Most private equity outfits didn't get to the top by being nice guys or good sports. But the partners at Madison Dearborn are proving that gentlemen can win at this game, too

The 30 partners at Madison Dearborn negotiate leveraged buyouts as smart as anyone's. They're just so much nicer about it. Chicago's Madison Dearborn Partners—among the nation's largest private equity firms—has delivered average returns of 22% to investors over its 15-year run. Sure, its portfolio companies, like any taken private in a leveraged buyout, are laden with boatloads of debt. But at Madison Dearborn, the deals usually are bloodless; the partnership invests only in companies where it can keep incumbent management. It rarely extracts special dividends and has even cut fees to investors when the partners determined performance was lagging.

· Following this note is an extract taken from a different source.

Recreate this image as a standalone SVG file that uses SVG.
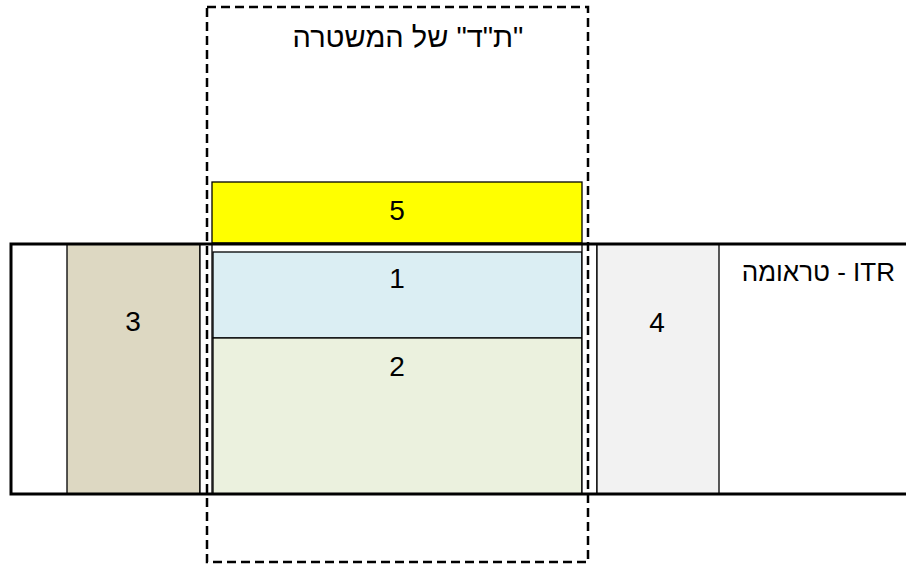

Named for its headquarters address at the northwest corner of Madison and Dearborn Streets, the firm is a bastion of Midwest sensibility. Offices in its 38th-floor suite are understated, save for a giant, red fiberglass bull purchased at auction for $28,000 by co-founder and Chairman John A. Canning Jr. after the city's "Cows on Parade" street art exhibit in 1999. Ties are mandatory, and there are two spares at the reception desk lest anyone forget. Why? "This is serious business," says co-CEO Paul J. Finnegan.